To explain: I currently live at 51˚N in latitude. I leave for work at 7:30am and the sun hasn't come up. I get home work at 5:30pm and the sun has already set. Add to this that the high for the last fortnight has been has been -18˚ celsius (usually more like -25˚) and I'm feeling decidedly unwilling to leave my bed in the morning and more than a little eager for it at night.
I suppose this is better than cabin fever, which I could understand people experiencing under similar circumstances, but it means I'm getting very little done.

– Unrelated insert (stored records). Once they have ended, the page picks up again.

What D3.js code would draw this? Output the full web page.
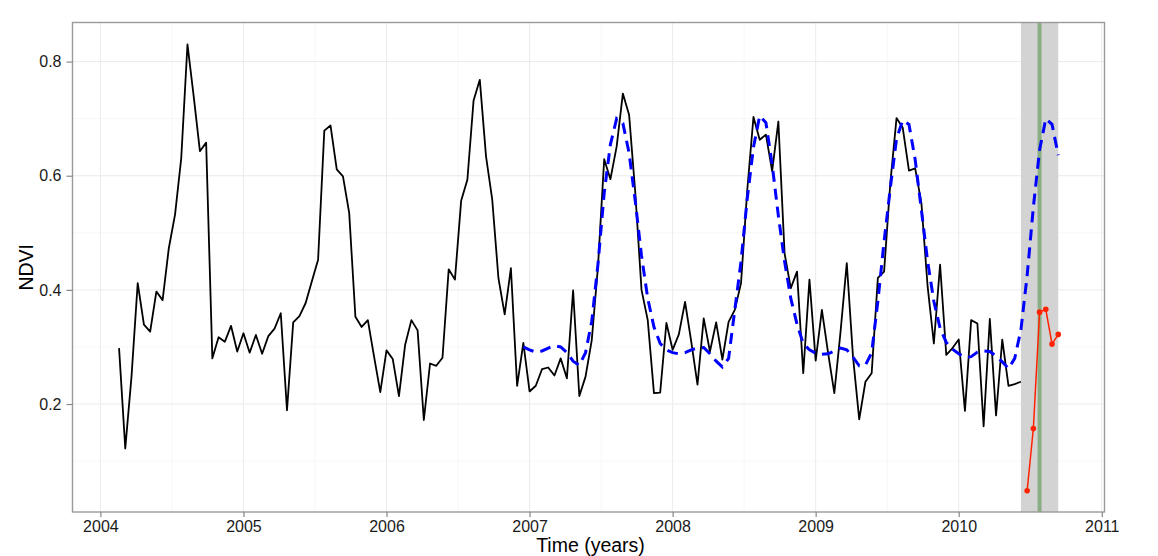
<!DOCTYPE html>
<html><head><meta charset="utf-8">
<script src="https://cdn.jsdelivr.net/npm/d3@7"></script>
<style>
body{margin:0;background:#fff}
svg{display:block}
text{font-family:"Liberation Sans",Arial,Helvetica,sans-serif}
</style>
</head><body>
<svg id="chart" width="1158" height="556"></svg>
<script>
// ---- data (16-day composites, 23 per year) ----
const frequency = 23;
const ndviStart = [2004, 4];          // year, composite number
const ndvi = [
  0.298,0.122,0.248,0.412,0.339,0.327,0.397,0.382,0.473,0.532,0.631,0.830,0.739,0.643,0.658,0.280,0.317,0.309,0.337,0.292,
  0.324,0.290,0.321,0.288,0.319,0.332,0.359,0.189,0.343,0.354,0.377,0.415,0.453,0.679,0.688,0.611,0.599,0.535,0.353,0.335,
  0.347,0.283,0.221,0.294,0.279,0.214,0.304,0.347,0.329,0.172,0.271,0.267,0.281,0.436,0.418,0.556,0.593,0.732,0.768,0.634,
  0.558,0.420,0.357,0.438,0.232,0.307,0.222,0.232,0.261,0.264,0.250,0.280,0.245,0.399,0.214,0.248,0.312,0.441,0.629,0.594,
  0.651,0.744,0.707,0.570,0.400,0.347,0.219,0.220,0.342,0.295,0.322,0.379,0.309,0.234,0.350,0.292,0.343,0.278,0.344,0.365,
  0.412,0.575,0.703,0.663,0.672,0.608,0.695,0.464,0.403,0.432,0.254,0.418,0.276,0.365,0.289,0.219,0.327,0.447,0.283,0.173,
  0.239,0.254,0.421,0.432,0.587,0.701,0.684,0.609,0.613,0.552,0.406,0.306,0.444,0.286,0.298,0.313,0.188,0.347,0.341,0.161,
  0.349,0.180,0.313,0.232,0.235,0.239
];
const fitStart = [2006, 23];
const seasonalFit = [
  0.300,
  0.295,0.291,0.293,0.298,0.302,0.300,0.290,0.275,0.268,0.290,0.345,0.445,0.570,0.655,0.700,0.692,0.640,0.555,0.460,0.385,0.335,0.306,0.295,
  0.290,0.288,0.290,0.295,0.298,0.299,0.288,0.275,0.265,0.280,0.365,0.450,0.560,0.650,0.705,0.693,0.620,0.530,0.450,0.385,0.340,0.306,0.295,
  0.289,0.287,0.288,0.293,0.298,0.295,0.282,0.267,0.268,0.290,0.380,0.485,0.578,0.665,0.697,0.690,0.628,0.540,0.450,0.380,0.333,0.308,0.296,
  0.288,0.282,0.283,0.291,0.293,0.292,0.284,0.274,0.262,0.280,0.330,0.425,0.545,0.645,0.700,0.690,0.636
];
const monitorStart = [2010, 12];
const monitorNdvi = [0.048,0.157,0.361,0.366,0.305,0.322];
const monitorPeriod = [[2010, 11], [2010, 17]];
const breakPoint = [2010, 14];
const xTicks = [2004,2005,2006,2007,2008,2009,2010,2011];
const xMinor = [2004.5,2005.5,2006.5,2007.5,2008.5,2009.5,2010.5];
const yTicks = [0.2,0.4,0.6,0.8];
const yMinor = [0.1,0.3,0.5,0.7];

const toTime = (s, i) => s[0] + (s[1] - 1 + i) / frequency;

// ---- layout ----
const svg = d3.select("#chart");
const L = 72.5, R = 1104.5, T = 22.5, B = 512;
const x = d3.scaleLinear().domain([2003.805, 2011.019]).range([L, R]);
const y = d3.scaleLinear().domain([0.0108, 0.8685]).range([B, T]);

svg.append("rect").attr("width",1158).attr("height",556).attr("fill","#fff");

const grid = svg.append("g");
grid.selectAll(".vminor").data(xMinor).join("line")
  .attr("x1", d=>x(d)).attr("x2", d=>x(d)).attr("y1", T).attr("y2", B)
  .attr("stroke", "#f7f7f7").attr("stroke-width", 1);
grid.selectAll(".hminor").data(yMinor).join("line")
  .attr("y1", d=>y(d)).attr("y2", d=>y(d)).attr("x1", L).attr("x2", R)
  .attr("stroke", "#f7f7f7").attr("stroke-width", 1);
grid.selectAll(".vmajor").data(xTicks).join("line")
  .attr("x1", d=>x(d)).attr("x2", d=>x(d)).attr("y1", T).attr("y2", B)
  .attr("stroke", "#ebebeb").attr("stroke-width", 1);
grid.selectAll(".hmajor").data(yTicks).join("line")
  .attr("y1", d=>y(d)).attr("y2", d=>y(d)).attr("x1", L).attr("x2", R)
  .attr("stroke", "#ebebeb").attr("stroke-width", 1);

// monitoring period band and break line
const p0 = toTime(monitorPeriod[0], 0), p1 = toTime(monitorPeriod[1], 0);
svg.append("rect").attr("x", x(p0)).attr("y", T).attr("width", x(p1) - x(p0)).attr("height", B - T)
  .attr("fill", "#d3d3d3");
const bt = toTime(breakPoint, 0);
svg.append("line").attr("x1", x(bt)).attr("x2", x(bt)).attr("y1", T).attr("y2", B)
  .attr("stroke", "#8aae83").attr("stroke-width", 4);

// NDVI series
const line = d3.line().x(d=>x(d[0])).y(d=>y(d[1]));
const ndviPts = ndvi.map((v,i)=>[toTime(ndviStart,i), v]);
svg.append("path").attr("d", line(ndviPts)).attr("fill","none")
  .attr("stroke","#000").attr("stroke-width",1.8).attr("stroke-linejoin","round");

// seasonal model fit
const fitPts = seasonalFit.map((v,i)=>[toTime(fitStart,i), v]);
svg.append("path").attr("d", line(fitPts)).attr("fill","none")
  .attr("stroke","#0000ff").attr("stroke-width",3).attr("stroke-dasharray","11,7");

// monitored data
const monPts = monitorNdvi.map((v,i)=>[toTime(monitorStart,i), v]);
svg.append("path").attr("d", line(monPts)).attr("fill","none")
  .attr("stroke","#ff2200").attr("stroke-width",1.5);
svg.selectAll(".mon").data(monPts).join("circle")
  .attr("cx", d=>x(d[0])).attr("cy", d=>y(d[1])).attr("r", 2.8).attr("fill","#ff2200");

// border
svg.append("rect").attr("x", L).attr("y", T).attr("width", R-L).attr("height", B-T)
  .attr("fill","none").attr("stroke","#9a9a9a").attr("stroke-width",1.4);

// axes
const xAxis = svg.append("g").attr("transform", `translate(0,${B})`)
  .call(d3.axisBottom(x).tickValues(xTicks).tickFormat(d3.format("d")).tickSize(5).tickPadding(4));
const yAxis = svg.append("g").attr("transform", `translate(${L},0)`)
  .call(d3.axisLeft(y).tickValues(yTicks).tickFormat(d3.format(".1f")).tickSize(6).tickPadding(5));
[xAxis, yAxis].forEach(a => {
  a.select(".domain").remove();
  a.selectAll(".tick line").attr("stroke","#888").attr("stroke-width",1.2);
  a.selectAll(".tick text").attr("fill","#1a1a1a").style("font-size","16px")
   .style("font-family",'"Liberation Sans",Arial,sans-serif');
});

svg.append("text").attr("x", (L+R)/2 + 2).attr("y", 552).attr("text-anchor","middle")
  .style("font-size","19.5px").attr("fill","#000").text("Time (years)");
svg.append("text").attr("transform", `translate(33,${(T+B)/2}) rotate(-90)`).attr("text-anchor","middle")
  .style("font-size","19.5px").attr("fill","#000").text("NDVI");
</script>
</body></html>
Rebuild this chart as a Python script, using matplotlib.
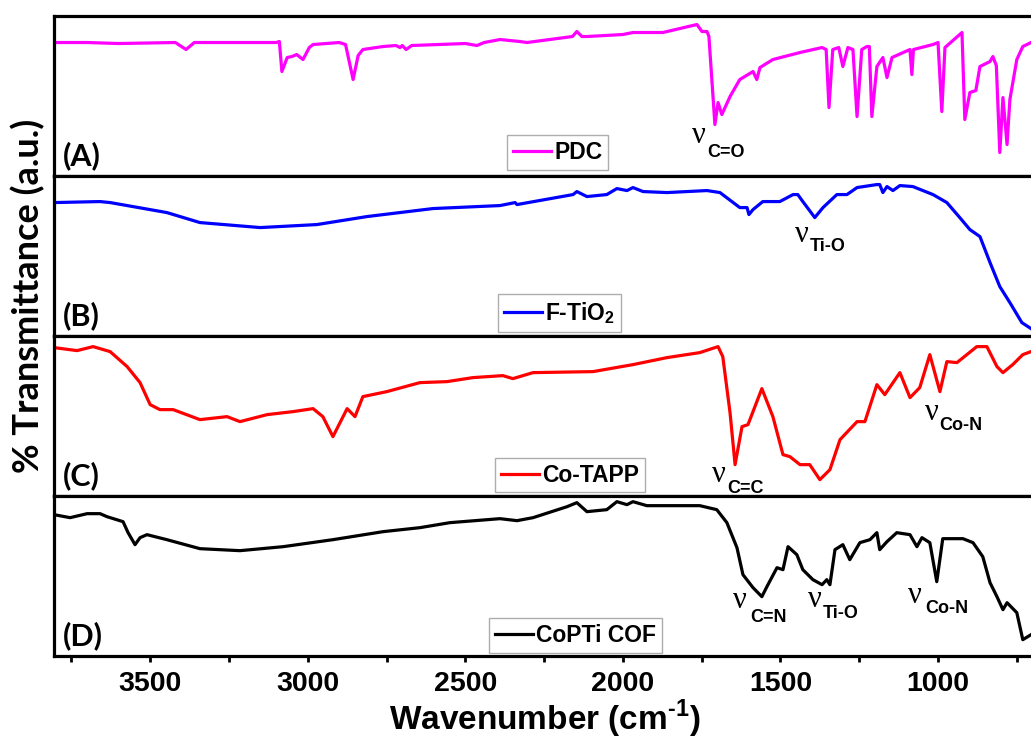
import matplotlib.pyplot as plt
from matplotlib.ticker import MultipleLocator

plt.rcParams['font.family'] = ['Liberation Sans', 'DejaVu Sans']
plt.rcParams['font.weight'] = 'bold'
plt.rcParams['mathtext.fontset'] = 'custom'
plt.rcParams['mathtext.rm'] = 'Liberation Sans:bold'
plt.rcParams['mathtext.bf'] = 'Liberation Sans:bold'

# spectra (wavenumber, transmittance in a.u. per panel)
pdc_wn = [3805, 3700, 3600, 3420, 3386, 3360, 3100, 3090, 3082, 3065, 3050, 3035, 3015, 2995, 2983,
          2900, 2880, 2856, 2840, 2825, 2761, 2720, 2707, 2700, 2688, 2670, 2500, 2463, 2440, 2390,
          2327, 2304, 2160, 2146, 2130, 2114, 2000, 1968, 1873, 1765, 1749, 1733, 1727, 1708, 1698,
          1686, 1660, 1629, 1587, 1575, 1565, 1524, 1438, 1368, 1355, 1346, 1334, 1315, 1302, 1286,
          1270, 1257, 1242, 1226, 1218, 1210, 1194, 1175, 1162, 1146, 1089, 1083, 1078, 1016, 1000,
          988, 978, 924, 915, 899, 880, 867, 835, 826, 815, 804, 794, 781, 772, 750, 731, 705]
pdc_t = [133, 133, 132, 133, 126, 133, 133, 134, 104, 118, 119, 121, 116, 128, 131,
         133, 131, 96, 120, 126, 129, 130, 128, 130, 126, 130, 132, 130, 133, 136,
         134, 133, 139, 144, 139, 139, 141, 143, 143, 151, 144, 144, 139, 51, 73,
         61, 79, 96, 104, 96, 108, 116, 123, 128, 126, 68, 126, 128, 109, 128,
         126, 59, 126, 129, 129, 59, 109, 118, 98, 118, 126, 101, 126, 131, 133,
         64, 128, 143, 56, 83, 85, 109, 114, 119, 110, 23, 78, 31, 76, 116, 129, 133]

tio2_wn = [3805, 3659, 3627, 3447, 3342, 3151, 2971, 2812, 2603, 2390, 2342, 2336, 2158, 2146, 2114,
           2051, 2019, 1987, 1968, 1936, 1860, 1733, 1692, 1629, 1606, 1600, 1587, 1556, 1502, 1460,
           1445, 1429, 1391, 1365, 1321, 1289, 1257, 1194, 1185, 1175, 1162, 1143, 1121, 1080, 1016,
           972, 931, 899, 867, 835, 804, 772, 734, 705]
tio2_t = [133, 134, 133, 123, 113, 108, 111, 119, 127, 130, 133, 131, 141, 144, 139,
          141, 147, 145, 148, 144, 143, 145, 143, 128, 128, 121, 126, 134, 134, 141,
          141, 134, 118, 128, 141, 141, 148, 151, 151, 143, 149, 145, 150, 149, 141,
          133, 118, 106, 99, 73, 49, 33, 13, 7]

tapp_wn = [3805, 3732, 3681, 3627, 3573, 3532, 3500, 3469, 3427, 3342, 3256, 3215, 3129, 3047, 2983,
           2952, 2920, 2875, 2850, 2825, 2749, 2644, 2558, 2476, 2381, 2349, 2285, 2095, 1968, 1860,
           1756, 1698, 1683, 1660, 1644, 1622, 1603, 1559, 1524, 1492, 1470, 1438, 1407, 1375, 1343,
           1311, 1257, 1232, 1194, 1169, 1121, 1089, 1058, 1026, 994, 972, 940, 877, 845, 813,
           794, 763, 731, 705]
tapp_t = [148, 145, 149, 144, 129, 113, 91, 86, 86, 76, 79, 74, 81, 84, 87,
          79, 59, 87, 79, 99, 104, 113, 114, 118, 120, 117, 123, 124, 131, 138,
          143, 149, 139, 83, 31, 69, 71, 107, 79, 41, 39, 31, 31, 16, 26,
          56, 74, 74, 111, 101, 123, 98, 108, 141, 104, 134, 133, 149, 149, 129,
          123, 131, 141, 144]

cof_wn = [3805, 3754, 3700, 3659, 3637, 3586, 3570, 3548, 3532, 3510, 3447, 3342, 3215, 3078, 2920,
          2761, 2644, 2549, 2390, 2336, 2285, 2177, 2146, 2114, 2051, 2019, 1987, 1968, 1924, 1756,
          1702, 1670, 1638, 1619, 1587, 1559, 1543, 1511, 1492, 1476, 1448, 1429, 1397, 1368, 1353,
          1343, 1327, 1302, 1280, 1248, 1216, 1194, 1185, 1162, 1131, 1089, 1067, 1051, 1026, 1004,
          985, 921, 889, 858, 835, 813, 794, 781, 750, 731, 705]
cof_t = [141, 138, 142, 142, 139, 134, 123, 111, 118, 121, 116, 107, 105, 109, 116,
         124, 128, 133, 137, 135, 138, 149, 153, 144, 146, 154, 151, 154, 150, 150,
         146, 133, 108, 81, 68, 59, 69, 88, 86, 109, 101, 86, 76, 71, 76,
         71, 106, 111, 96, 113, 116, 123, 106, 114, 123, 121, 109, 118, 113, 74,
         117, 117, 113, 99, 73, 59, 46, 53, 43, 16, 21]

names = ["PDC", "F-TiO$_\\mathbf{2}$", "Co-TAPP", "CoPTi COF"]
colors = ["#ff00ff", "#0000ff", "#ff0000", "#000000"]
tags = ["(A)", "(B)", "(C)", "(D)"]
legend_x = [0.4637, 0.4545, 0.4514, 0.4452]
legend_y = [0.035, 0.025, 0.02, 0.02]

# band labels: (panel, wavenumber, a.u., subscript, dx px, dy px)
bands = [
    (0, 1781, 33, "C=O", 15, -14),
    (1, 1454, 94, "Ti-O", 15, -9),
    (2, 1717, 14, "C=C", 15, -11),
    (2, 1042, 76, "Co-N", 14, -10),
    (3, 1651, 48, "C=N", 17, -14),
    (3, 1413, 49, "Ti-O", 15, -11),
    (3, 1096, 53, "Co-N", 17, -10),
]

xs = [pdc_wn, tio2_wn, tapp_wn, cof_wn]
ys = [pdc_t, tio2_t, tapp_t, cof_t]

fig = plt.figure(figsize=(10.31, 7.42), dpi=100)
axes = []
for i in range(4):
    ax = fig.add_axes([0.0524, 0.1163 + (3 - i) * 0.2157, 0.9476, 0.2157])
    ax.plot(xs[i], ys[i], color=colors[i], lw=2.3, label=names[i], solid_joinstyle='round')
    ax.set_xlim(3805, 705)
    ax.set_ylim(0, 160)
    ax.set_yticks([])
    for s in ['top', 'bottom', 'left']:
        ax.spines[s].set_linewidth(2.3)
    ax.spines['right'].set_visible(False)
    ax.text(0.009, 0.035, tags[i], transform=ax.transAxes, fontsize=22,
            family=['Lato', 'DejaVu Sans'], fontweight='bold', ha='left', va='bottom')
    leg = ax.legend(loc='lower left', bbox_to_anchor=(legend_x[i], legend_y[i]),
                    borderaxespad=0, fontsize=16.5, frameon=True, fancybox=False,
                    handlelength=1.65, handletextpad=0.15, borderpad=0.25)
    leg.get_frame().set_edgecolor('#999999')
    leg.get_frame().set_linewidth(1.0)
    if i < 3:
        ax.tick_params(axis='x', which='both', bottom=False, labelbottom=False)
    axes.append(ax)

for p, wn, t, sub, dx, dy in bands:
    ax = axes[p]
    ax.text(wn, t, "ν", fontsize=22, family=['Liberation Serif', 'DejaVu Serif'],
            fontweight='normal', ha='left', va='baseline')
    ax.annotate(sub, xy=(wn, t), xytext=(dx, dy), textcoords='offset pixels',
                fontsize=13, fontweight='bold', ha='left', va='baseline')

bot = axes[3]
bot.xaxis.set_major_locator(MultipleLocator(500))
bot.xaxis.set_minor_locator(MultipleLocator(250))
bot.tick_params(axis='x', which='both', direction='out', length=4, width=2, pad=7,
                labelsize=20.5)
for lab in bot.get_xticklabels():
    lab.set_fontweight('bold')

fig.text(0.5286, 0.0162, "Wavenumber (cm$^{\\text{-1}}$)", fontsize=24, fontweight='bold',
         ha='center', va='baseline')
fig.text(0.027, 0.601, "% Transmittance (a.u.)", fontsize=26, fontweight='bold',
         family=['Lato', 'DejaVu Sans'], rotation=90, ha='center', va='center')

fig.savefig('out.png', dpi=100)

Well no. I've managed to develop a belated and unhealthy obsession with the Stargate franchise. I blame
shelterdowns for getting me onto Stargate: Universe, and iTunes for making the rest so damn accessible. I've watched the (godawful) original movie and the entire first season of SG-1 this weekend (yes, within 48 hours, and from my bed). Luckily for my pocketbook, I let
shelterdowns know of my obsession before I bought more seasons and she has kindly offered the loan of her DVDs.
The other upside to a new television obsession is that I can crochet at the same time, so I finally got some Christmas gifts finished (though getting them in the mail on time might be a challenge) and made excellent progress on the wedding-afghan-that-just-won't-die.
But this, in turn, means that I've not progressed as I should on certain beta reads, or on revisions of
Upon the Seventh Sea Sick Day, despite having promised to deliver it to more than one person by the end of the year.
Which makes my guilt-ridden self want to crawl into bed and sleep until spring.
Cate
PS:
shelterdowns I need Season Two. STAT!